Section 112.3148(4), Florida Statutes, as amended by Chapter 90-502, Laws of Florida, provides in relevant part:
A reporting individual or procurement employee or any other person on his behalf is prohibited from knowingly accepting, directly or indirectly, a gift from a political committee or committee of continuous existence, as defined in s. 106.011, or from a lobbyist who lobbies the reporting individual's or procurement employee's agency, or directly or indirectly on behalf of the partner, firm, employer, or principal of a lobbyist, if he knows or reasonably believes that the gift has a value in excess of $100; however, such a gift may be accepted by such person on behalf of a governmental entity or a charitable organization. If the gift is accepted on behalf of a governmental entity or charitable organization, the person receiving the gift shall not maintain custody of the gift for any period of time beyond that reasonably necessary to arrange for the transfer of custody and ownership of the gift.
This section would prohibit acceptance by the Supervisor of a gift valued in excess of $100 from a lobbyist or a principal or employer of a lobbyist, unless accepted on behalf of a governmental entity or charitable organization.
Section 112.3148(2), Florida Statutes, as amended, provides in relevant part:
(b) 'Lobbyist' means any natural person who, for compensation, seeks, or sought during the preceding 12 months, to influence the governmental decisionmaking of a reporting individual or procurement employee or his agency or seeks, or sought during the preceding 12 months, to encourage the passage, defeat, or modification of any proposal or recommendation by the reporting individual or procurement employee or his agency. With respect to an agency that has established, by rule, ordinance, or law, a registration or other designation process for persons seeking to influence decisionmaking or to encourage the passage, defeat, or modification of any proposal or recommendation by such agency or an employee or official of the agency, the term 'lobbyist' includes only a person who is required to be registered or otherwise designated as a lobbyist in accordance with such rule, ordinance, or law or who was during the preceding 12 months required to be registered or otherwise designated as a lobbyist in accordance with such rule, ordinance, or law.

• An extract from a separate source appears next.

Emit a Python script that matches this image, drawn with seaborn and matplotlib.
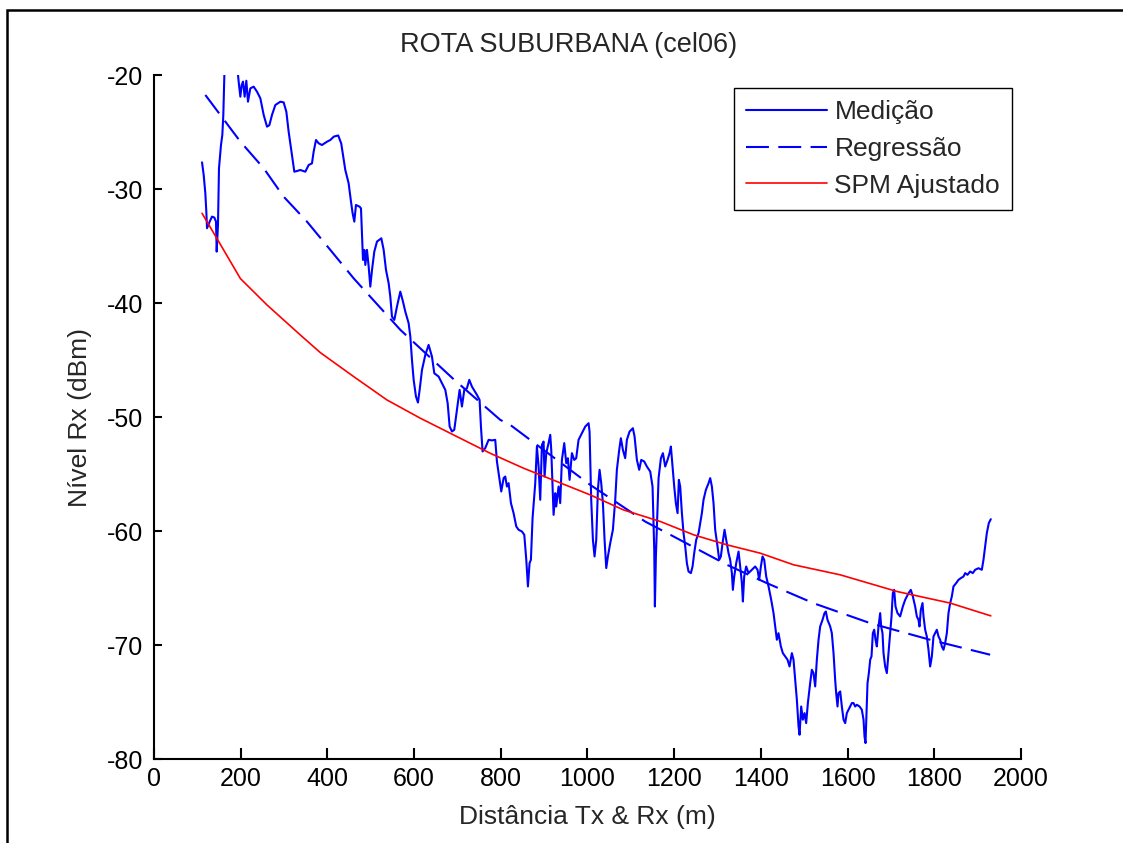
import matplotlib
matplotlib.use('Agg')
import matplotlib.pyplot as plt
import seaborn as sns
from matplotlib.patches import Rectangle

# Medição (distância em m, nível em dBm)
dist_medicao = [
    110.9, 114.7, 118.5, 120.8, 122.4, 128.5, 133.9, 139.3, 143.1, 144.7,
    147.7, 150.0, 154.6, 157.7, 160.0, 162.4, 172.0, 185.0, 193.9, 196.2,
    199.3, 202.3, 205.4, 209.2, 213.1, 216.9, 222.3, 230.0, 237.7, 245.4,
    253.1, 260.8, 266.2, 272.3, 280.0, 291.5, 299.2, 305.4, 310.7, 318.4,
    323.8, 330.0, 337.6, 349.2, 356.9, 364.5, 368.4, 373.8, 379.9, 387.6,
    399.1, 406.8, 415.0, 425.0, 432.0, 441.4, 449.1, 454.5, 458.3, 462.2,
    466.0, 474.5, 477.6, 479.9, 482.2, 485.3, 487.6, 491.4, 495.3, 499.1,
    503.0, 508.3, 514.5, 524.5, 529.9, 535.3, 541.4, 545.2, 549.1, 554.5,
    560.6, 568.3, 574.5, 579.8, 587.5, 591.4, 595.2, 599.1, 604.4, 609.0,
    612.9, 618.3, 626.0, 633.6, 641.3, 646.7, 656.7, 664.4, 672.1, 677.5,
    682.1, 687.4, 692.8, 699.0, 705.1, 710.5, 715.9, 722.0, 727.4, 733.5,
    745.1, 751.2, 754.3, 758.1, 764.3, 772.0, 779.7, 787.3, 791.2, 797.3,
    801.2, 806.6, 810.4, 814.3, 818.1, 823.5, 829.6, 835.8, 841.2, 848.9,
    854.3, 858.9, 862.7, 866.5, 869.6, 873.4, 879.6, 883.4, 887.3, 891.1,
    895.0, 898.8, 901.1, 905.0, 910.3, 914.2, 916.5, 921.9, 925.7, 928.0,
    933.4, 937.2, 941.1, 946.5, 951.1, 954.9, 958.8, 964.2, 969.5, 974.1,
    979.5, 987.2, 994.9, 1002.6, 1004.9, 1008.7, 1012.6, 1016.4, 1020.3, 1024.1,
    1028.0, 1031.8, 1035.7, 1039.5, 1043.4, 1047.2, 1052.6, 1058.7, 1064.1, 1067.9,
    1073.3, 1077.1, 1081.8, 1087.1, 1091.0, 1097.1, 1104.8, 1108.7, 1114.1, 1119.4,
    1124.1, 1131.0, 1137.1, 1144.8, 1150.2, 1154.1, 1155.6, 1157.9, 1160.2, 1164.1,
    1169.5, 1174.1, 1179.4, 1184.8, 1189.4, 1192.5, 1196.3, 1200.2, 1204.0, 1207.9,
    1210.9, 1214.0, 1217.9, 1221.7, 1225.6, 1229.4, 1233.2, 1238.6, 1242.5, 1246.3,
    1250.9, 1256.3, 1260.2, 1264.0, 1267.8, 1273.2, 1279.4, 1283.2, 1287.1, 1290.9,
    1294.7, 1300.1, 1304.0, 1307.8, 1311.7, 1316.3, 1320.1, 1325.5, 1329.3, 1333.2,
    1335.5, 1338.6, 1343.2, 1348.6, 1352.4, 1356.3, 1358.6, 1361.6, 1366.2, 1371.6,
    1379.3, 1387.0, 1392.4, 1396.2, 1400.1, 1403.9, 1407.8, 1412.4, 1417.8, 1423.9,
    1429.3, 1433.1, 1437.0, 1440.8, 1446.2, 1450.8, 1456.2, 1461.6, 1466.2, 1471.6,
    1475.4, 1479.3, 1483.1, 1487.0, 1489.3, 1493.1, 1496.9, 1500.8, 1504.6, 1508.5,
    1513.8, 1517.7, 1521.5, 1525.4, 1529.2, 1533.1, 1536.9, 1542.3, 1546.9, 1550.0,
    1553.8, 1560.0, 1563.8, 1567.7, 1571.5, 1573.8, 1576.9, 1579.2, 1583.1, 1586.9,
    1590.8, 1594.6, 1598.4, 1602.3, 1606.1, 1610.0, 1613.8, 1617.7, 1621.5, 1627.7,
    1633.0, 1636.9, 1639.2, 1641.5, 1643.0, 1646.1, 1649.2, 1652.3, 1655.3, 1658.4,
    1661.5, 1664.6, 1667.6, 1671.5, 1675.3, 1677.6, 1680.7, 1683.0, 1686.8, 1690.7,
    1694.5, 1698.4, 1701.5, 1704.5, 1707.6, 1710.7, 1715.3, 1721.4, 1727.6, 1733.0,
    1740.7, 1746.0, 1750.7, 1756.0, 1759.9, 1763.7, 1766.0, 1769.1, 1773.0, 1775.3,
    1779.1, 1782.9, 1786.8, 1790.6, 1794.5, 1798.3, 1802.2, 1806.0, 1809.9, 1813.7,
    1817.5, 1821.4, 1825.2, 1829.1, 1832.9, 1836.8, 1840.6, 1844.4, 1850.6, 1856.0,
    1861.4, 1867.5, 1871.4, 1876.7, 1882.9, 1889.0, 1894.4, 1902.1, 1909.8, 1913.6,
    1917.5, 1921.3, 1925.9, 1930.5]

nivel_medicao = [
    -27.66, -28.77, -30.37, -31.99, -33.44, -32.86, -32.42, -32.5, -32.86, -35.49,
    -33.15, -28.18, -26.14, -25.26, -23.5, -20.0, -16.0, -17.0, -20.0, -20.88,
    -21.9, -20.88, -20.58, -21.9, -20.5, -22.34, -21.17, -21.02, -21.46, -22.04,
    -23.5, -24.53, -24.4, -23.5, -22.63, -22.34, -22.4, -23.22, -24.97, -27.0,
    -28.48, -28.42, -28.33, -28.48, -27.89, -27.75, -26.72, -25.7, -25.99, -26.14,
    -25.85, -25.7, -25.4, -25.3, -26.0, -28.33, -29.5, -31.1, -32.13, -32.86,
    -31.4, -31.55, -31.7, -33.88, -36.22, -35.34, -36.66, -35.34, -36.81, -38.56,
    -37.1, -35.49, -34.61, -34.32, -35.34, -37.1, -38.26, -39.44, -41.19, -41.48,
    -40.31, -39.0, -39.88, -40.75, -41.77, -42.94, -44.99, -46.74, -48.2, -48.73,
    -47.62, -45.87, -44.55, -43.67, -44.7, -46.16, -46.45, -47.04, -47.62, -48.78,
    -50.83, -51.27, -51.12, -49.37, -47.62, -49.08, -47.62, -47.47, -46.74, -47.33,
    -48.06, -48.5, -50.83, -53.02, -52.72, -52.0, -52.05, -52.0, -53.9, -55.51,
    -56.53, -55.36, -55.22, -56.1, -55.8, -57.55, -58.43, -59.6, -59.89, -60.04,
    -60.33, -62.52, -64.86, -62.81, -62.52, -58.87, -55.8, -52.59, -54.34, -57.26,
    -52.44, -52.15, -55.22, -53.17, -52.29, -51.56, -52.88, -58.58, -56.68, -57.85,
    -56.1, -57.55, -53.76, -52.29, -54.05, -53.61, -55.51, -53.17, -53.76, -53.61,
    -52.0, -51.42, -50.84, -50.54, -51.28, -57.26, -60.77, -62.23, -60.77, -56.39,
    -54.63, -55.8, -57.55, -60.77, -63.25, -62.23, -61.06, -59.89, -57.26, -54.63,
    -52.88, -51.86, -52.88, -53.61, -52.0, -51.28, -50.98, -51.71, -53.76, -54.63,
    -53.76, -53.9, -54.34, -54.78, -56.1, -61.65, -66.62, -62.23, -59.6, -55.36,
    -53.61, -53.17, -54.34, -53.76, -53.17, -52.59, -54.34, -56.1, -57.56, -58.43,
    -55.51, -56.1, -58.43, -60.19, -61.36, -62.82, -63.55, -63.69, -63.11, -61.94,
    -60.77, -60.19, -59.31, -58.43, -57.26, -56.39, -55.8, -55.36, -56.1, -57.56,
    -59.89, -61.36, -62.53, -62.23, -61.06, -59.89, -60.77, -61.94, -62.53, -63.69,
    -65.16, -63.99, -62.82, -61.8, -63.11, -64.57, -66.18, -63.99, -63.11, -63.69,
    -63.4, -63.11, -63.4, -64.28, -63.11, -62.23, -62.53, -63.99, -64.86, -66.03,
    -67.2, -68.37, -69.54, -68.96, -70.12, -70.71, -71.0, -71.29, -71.88, -70.71,
    -71.29, -73.05, -74.8, -77.14, -77.87, -75.39, -76.55, -75.97, -76.85, -75.09,
    -73.34, -72.17, -72.46, -73.63, -71.29, -69.54, -68.37, -67.79, -67.2, -67.06,
    -67.79, -68.37, -68.96, -70.71, -73.05, -74.22, -75.39, -74.22, -74.07, -75.39,
    -76.55, -76.85, -75.97, -75.68, -75.39, -75.09, -75.09, -75.39, -75.24, -75.39,
    -75.68, -76.55, -78.02, -78.6, -76.85, -73.34, -72.46, -71.29, -71.0, -68.96,
    -68.66, -69.54, -70.12, -68.37, -67.2, -68.37, -68.96, -70.71, -71.88, -72.46,
    -70.71, -68.96, -67.49, -65.45, -65.16, -66.62, -67.2, -67.49, -66.62, -66.03,
    -65.45, -65.16, -65.74, -66.62, -67.49, -67.79, -68.37, -66.91, -66.32, -67.49,
    -68.66, -69.25, -70.42, -71.88, -71.0, -69.25, -68.96, -68.66, -69.25, -69.54,
    -70.12, -70.42, -69.83, -68.96, -67.2, -66.32, -65.74, -64.86, -64.57, -64.28,
    -64.13, -63.99, -63.69, -63.84, -63.55, -63.69, -63.4, -63.26, -63.4, -62.53,
    -61.36, -60.19, -59.31, -58.96]

# Regressão
dist_regressao = [118.5, 199.3, 253.1, 299.2, 353.0, 406.8, 460.6, 568.3, 691.2, 798.9,
                  821.9, 1006.4, 1133.3, 1198.7, 1321.7, 1413.9, 1521.5, 1652.3, 1790.6, 1929.0]
nivel_regressao = [-21.75, -25.84, -28.18, -30.67, -32.86, -35.34, -37.83, -42.35, -46.68, -50.25,
                   -50.69, -55.95, -59.17, -60.48, -62.96, -64.57, -66.33, -68.08, -69.54, -70.85]

# SPM Ajustado
dist_spm = [110.9, 145.4, 199.3, 260.8, 337.6, 383.8, 460.6, 537.4, 614.3, 691.2, 775.8, 852.7,
            929.6, 1006.4, 1083.3, 1167.9, 1244.8, 1321.7, 1398.5, 1475.4, 1583.0, 1713.8,
            1836.8, 1930.5]
nivel_spm = [-32.13, -34.35, -37.85, -40.17, -42.8, -44.35, -46.45, -48.5, -50.1, -51.57, -53.18,
             -54.49, -55.66, -56.83, -58.15, -59.16, -60.33, -61.21, -61.94, -62.96, -63.84,
             -65.3, -66.32, -67.44]

x_ticks = list(range(0, 2001, 200))
y_ticks = list(range(-80, -19, 10))

sns.set_style('ticks')
plt.rcParams['font.family'] = ['Liberation Sans', 'DejaVu Sans']
plt.rcParams['axes.unicode_minus'] = False

fig = plt.figure(figsize=(11.23, 8.43), dpi=100)
ax = fig.add_axes([0.1371, 0.0996, 0.7720, 0.8114])

sns.lineplot(x=dist_medicao, y=nivel_medicao, ax=ax, color='#0000ff', lw=1.5,
             label='Medição', estimator=None, sort=False)
sns.lineplot(x=dist_regressao, y=nivel_regressao, ax=ax, color='#0000ff', lw=1.5,
             label='Regressão', estimator=None, sort=False)
ax.lines[-1].set_dashes([11, 4.5])
sns.lineplot(x=dist_spm, y=nivel_spm, ax=ax, color='#ff0000', lw=1.2,
             label='SPM Ajustado', estimator=None, sort=False)

ax.set_xlim(0, 2000)
ax.set_ylim(-80, -20)
ax.set_xticks(x_ticks)
ax.set_yticks(y_ticks)

# estilo MATLAB: sem caixa, ticks para dentro
ax.spines['top'].set_visible(False)
ax.spines['right'].set_visible(False)
for s in ['left', 'bottom']:
    ax.spines[s].set_color('black')
    ax.spines[s].set_linewidth(1.5)
ax.tick_params(axis='both', direction='in', width=1.5, color='black',
               labelsize=18, labelcolor='black')
ax.tick_params(axis='x', length=8, pad=5.5)
ax.tick_params(axis='y', length=5.5, pad=8)

ax.set_title('ROTA SUBURBANA (cel06)', fontsize=19.5, x=0.4787, y=1.0438,
             va='center', pad=0)
ax.set_xlabel('Distância Tx & Rx (m)', fontsize=19)
ax.set_ylabel('Nível Rx (dBm)', fontsize=19)
ax.xaxis.set_label_coords(0.5, -0.0668)
ax.yaxis.set_label_coords(-0.072, 0.5)

handles, labels = ax.get_legend_handles_labels()
leg = ax.legend(handles, labels, loc='upper right',
                bbox_to_anchor=(1012 / 1123, 1 - 88 / 843),
                bbox_transform=fig.transFigure, borderaxespad=0,
                fontsize=19, frameon=True, fancybox=False, framealpha=1,
                edgecolor='black', borderpad=0.45, labelspacing=0.49,
                handlelength=3.1, handletextpad=0.27)
leg.get_frame().set_linewidth(1.0)

# moldura externa da figura
fig.patches.append(Rectangle((6.7 / 1123, -0.05), 1.1, 1 - 10 / 843 + 0.05,
                             transform=fig.transFigure, fill=False,
                             edgecolor='black', lw=1.8))

fig.savefig('out.png', dpi=100)
plt.close()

(c) 'Person' includes individuals, firms, associations, joint ventures, partnerships, estates, trusts, business trusts, syndicates, fiduciaries, corporations, and all other groups or combinations.
(d) 'Reporting individual' means any individual who is required by law, pursuant to s. 8, Art. II of the State Constitution or s. 112.3145, to file full or limited public disclosure of his financial interests.
Section 112.312(9), Florida Statutes, as amended, provides in relevant part:
(a) 'Gift,' for purposes of ethics in government and financial disclosure required by law, means that which is accepted by a donee or by another on the donee's behalf, or that which is paid or given to another for or on behalf of a donee, directly, indirectly, or in trust for his benefit or by any other means, for which equal or greater consideration is not given, including:
7. Transportation, lodging, or parking.
8. Food or beverage, other than that consumed at a single sitting or event.
(b) 'Gift' does not include:
1. Salary, benefits, services, fees, commissions, or expenses associated with the recipient's employment.
6. Food or beverage consumed at a single sitting or event.
Since meals, by their nature, are consumed at single sittings or events, they fall outside the above definition of "gift" and therefore could be accepted by the Supervisor. However, transportation and lodging are not excluded from the definition of "gift" under the above language. While it may be argued that they are "expenses associated with the recipient's employment," we interpret this phrase to mean expenses that are paid or furnished by the employer of the officeholder, rather than those paid or furnished by private parties who are unrelated to the employment of the officer. Any other construction of that language would result in private interests providing virtually unlimited trips and accommodations to public officials and employees under the guise of "fact-finding" or "product evaluation."
Accordingly, if the manufacturer has at the time of the gift, or had during the twelve months preceding the gift, a compensated person seeking to influence the governmental decisionmaking of the Supervisor or her office, or a person seeking to encourage the passage, defeat, or modification of any proposal or recommendation by the Supervisor or the Supervisor's office, the manufacturer is the principal or employer of a lobbyist from whom the Supervisor cannot accept a gift valued in excess of $100, unless other provisions of the Code permit acceptance of the gift. See CEO 83-58 for a discussion of the office of a supervisor of elections being the agency of the supervisor.
Section 112.3148(5), Florida Statutes, as amended, provides:
A political committee or a committee of continuous existence, as defined in s. 106.011; a lobbyist who lobbies a reporting individual's or procurement employee's agency; the partner, firm, employer, or principal of a lobbyist; or another on behalf of the lobbyist or partner, firm, principal, or employer of the lobbyist is prohibited from giving, either directly or indirectly, a gift that has a value in excess of $100 to the reporting individual or procurement employee or any other person on his behalf; however, such person may give a gift having a value in excess of $100 to a reporting individual or procurement employee if the gift is intended to be transferred to a governmental entity or a charitable organization.
This section, when buttressed by the language of Section 112.3148(4), would permit the Supervisor to accept gifts with values in excess of $100 if the gifts were intended to be transferred to a governmental entity. In the situation before us, it would be permissible for the Supervisor to make the trip on public funds and, afterward, for the manufacturer to give the Supervisor a check in the amount of the cost of the trip, with the Supervisor then turning the check over to the local body which bore the expenses of the trip.
Your question is answered accordingly.